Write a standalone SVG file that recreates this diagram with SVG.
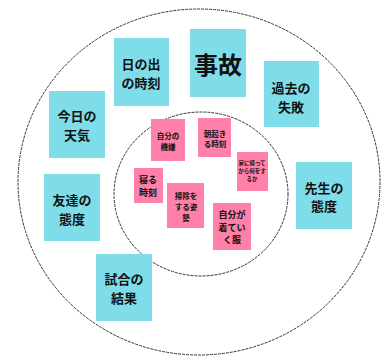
<svg xmlns="http://www.w3.org/2000/svg" width="388" height="356" viewBox="0 0 388 356">
<style>
.ring{fill:none;stroke:#333;stroke-width:1;stroke-dasharray:3 1}
.blue{fill:#7fdde9}
.pink{fill:#ff80a8}
text{font-family:"Noto Sans CJK JP","Noto Sans",sans-serif;font-weight:bold;fill:#111;text-anchor:middle;dominant-baseline:central}
.b{font-size:13px}
.p{font-size:7.5px}
.s{font-size:5.5px}
</style>
<rect width="388" height="356" fill="#fff"/>
<g id="rings">
<ellipse id="outer-ring" class="ring" cx="199" cy="182" rx="181" ry="173"/>
<ellipse id="inner-ring" class="ring" cx="201" cy="194" rx="87" ry="82"/>
</g>
<g id="connectors"></g>
<g id="n-hinode"><rect class="blue" x="114" y="38" width="55" height="68"/><text class="b" x="141" y="63">日の出</text><text class="b" x="141" y="82">の時刻</text></g>
<g id="n-jiko"><rect class="blue" x="190" y="29" width="56" height="68"/><text x="218" y="63" style="font-size:24px">事故</text></g>
<g id="n-kako"><rect class="blue" x="264" y="61" width="55" height="66"/><text class="b" x="291" y="87">過去の</text><text class="b" x="291" y="106">失敗</text></g>
<g id="n-tenki"><rect class="blue" x="49" y="91" width="56" height="67"/><text class="b" x="77" y="115">今日の</text><text class="b" x="77" y="134">天気</text></g>
<g id="n-tomodachi"><rect class="blue" x="44" y="174" width="56" height="67"/><text class="b" x="72" y="199">友達の</text><text class="b" x="72" y="218">態度</text></g>
<g id="n-sensei"><rect class="blue" x="296" y="162" width="56" height="67"/><text class="b" x="324" y="187">先生の</text><text class="b" x="324" y="205">態度</text></g>
<g id="n-shiai"><rect class="blue" x="96" y="254" width="56" height="67"/><text class="b" x="124" y="278">試合の</text><text class="b" x="124" y="297">結果</text></g>
<g id="n-kigen"><rect class="pink" x="151" y="119" width="34" height="42"/><text class="p" x="168" y="135">自分の</text><text class="p" x="168" y="146">機嫌</text></g>
<g id="n-okiru"><rect class="pink" x="198" y="118" width="33" height="39"/><text class="p" x="215" y="133">朝起き</text><text class="p" x="215" y="143">る時刻</text></g>
<g id="n-kaette"><rect class="pink" x="237" y="152" width="31" height="39"/><text class="s" x="252" y="163">家に帰って</text><text class="s" x="252" y="171">から何をす</text><text class="s" x="252" y="179">るか</text></g>
<g id="n-neru"><rect class="pink" x="134" y="168" width="29" height="35"/><text x="148" y="179" style="font-size:9px">寝る</text><text x="148" y="192" style="font-size:9px">時刻</text></g>
<g id="n-souji"><rect class="pink" x="167" y="183" width="37" height="45"/><text class="p" x="186" y="195">掃除を</text><text class="p" x="186" y="206">する姿</text><text class="p" x="186" y="217">勢</text></g>
<g id="n-fuku"><rect class="pink" x="213" y="203" width="38" height="47"/><text x="232" y="214" style="font-size:9px">自分が</text><text x="232" y="227" style="font-size:9px">着てい</text><text x="232" y="239" style="font-size:9px">く服</text></g>
</svg>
####################
## WHAT IS EXPECTED
With the pictures left out, transcribe the material exactly.

## THE RESULT
Write a standalone SVG file that recreates this diagram with SVG.
<svg xmlns="http://www.w3.org/2000/svg" width="388" height="356" viewBox="0 0 388 356">
<style>
.ring{fill:none;stroke:#333;stroke-width:1;stroke-dasharray:3 1}
.blue{fill:#7fdde9}
.pink{fill:#ff80a8}
text{font-family:"Noto Sans CJK JP","Noto Sans",sans-serif;font-weight:bold;fill:#111;text-anchor:middle;dominant-baseline:central}
.b{font-size:13px}
.p{font-size:7.5px}
.s{font-size:5.5px}
</style>
<rect width="388" height="356" fill="#fff"/>
<g id="rings">
<ellipse id="outer-ring" class="ring" cx="199" cy="182" rx="181" ry="173"/>
<ellipse id="inner-ring" class="ring" cx="201" cy="194" rx="87" ry="82"/>
</g>
<g id="connectors"></g>
<g id="n-hinode"><rect class="blue" x="114" y="38" width="55" height="68"/><text class="b" x="141" y="63">日の出</text><text class="b" x="141" y="82">の時刻</text></g>
<g id="n-jiko"><rect class="blue" x="190" y="29" width="56" height="68"/><text x="218" y="63" style="font-size:24px">事故</text></g>
<g id="n-kako"><rect class="blue" x="264" y="61" width="55" height="66"/><text class="b" x="291" y="87">過去の</text><text class="b" x="291" y="106">失敗</text></g>
<g id="n-tenki"><rect class="blue" x="49" y="91" width="56" height="67"/><text class="b" x="77" y="115">今日の</text><text class="b" x="77" y="134">天気</text></g>
<g id="n-tomodachi"><rect class="blue" x="44" y="174" width="56" height="67"/><text class="b" x="72" y="199">友達の</text><text class="b" x="72" y="218">態度</text></g>
<g id="n-sensei"><rect class="blue" x="296" y="162" width="56" height="67"/><text class="b" x="324" y="187">先生の</text><text class="b" x="324" y="205">態度</text></g>
<g id="n-shiai"><rect class="blue" x="96" y="254" width="56" height="67"/><text class="b" x="124" y="278">試合の</text><text class="b" x="124" y="297">結果</text></g>
<g id="n-kigen"><rect class="pink" x="151" y="119" width="34" height="42"/><text class="p" x="168" y="135">自分の</text><text class="p" x="168" y="146">機嫌</text></g>
<g id="n-okiru"><rect class="pink" x="198" y="118" width="33" height="39"/><text class="p" x="215" y="133">朝起き</text><text class="p" x="215" y="143">る時刻</text></g>
<g id="n-kaette"><rect class="pink" x="237" y="152" width="31" height="39"/><text class="s" x="252" y="163">家に帰って</text><text class="s" x="252" y="171">から何をす</text><text class="s" x="252" y="179">るか</text></g>
<g id="n-neru"><rect class="pink" x="134" y="168" width="29" height="35"/><text x="148" y="179" style="font-size:9px">寝る</text><text x="148" y="192" style="font-size:9px">時刻</text></g>
<g id="n-souji"><rect class="pink" x="167" y="183" width="37" height="45"/><text class="p" x="186" y="195">掃除を</text><text class="p" x="186" y="206">する姿</text><text class="p" x="186" y="217">勢</text></g>
<g id="n-fuku"><rect class="pink" x="213" y="203" width="38" height="47"/><text x="232" y="214" style="font-size:9px">自分が</text><text x="232" y="227" style="font-size:9px">着てい</text><text x="232" y="239" style="font-size:9px">く服</text></g>
</svg>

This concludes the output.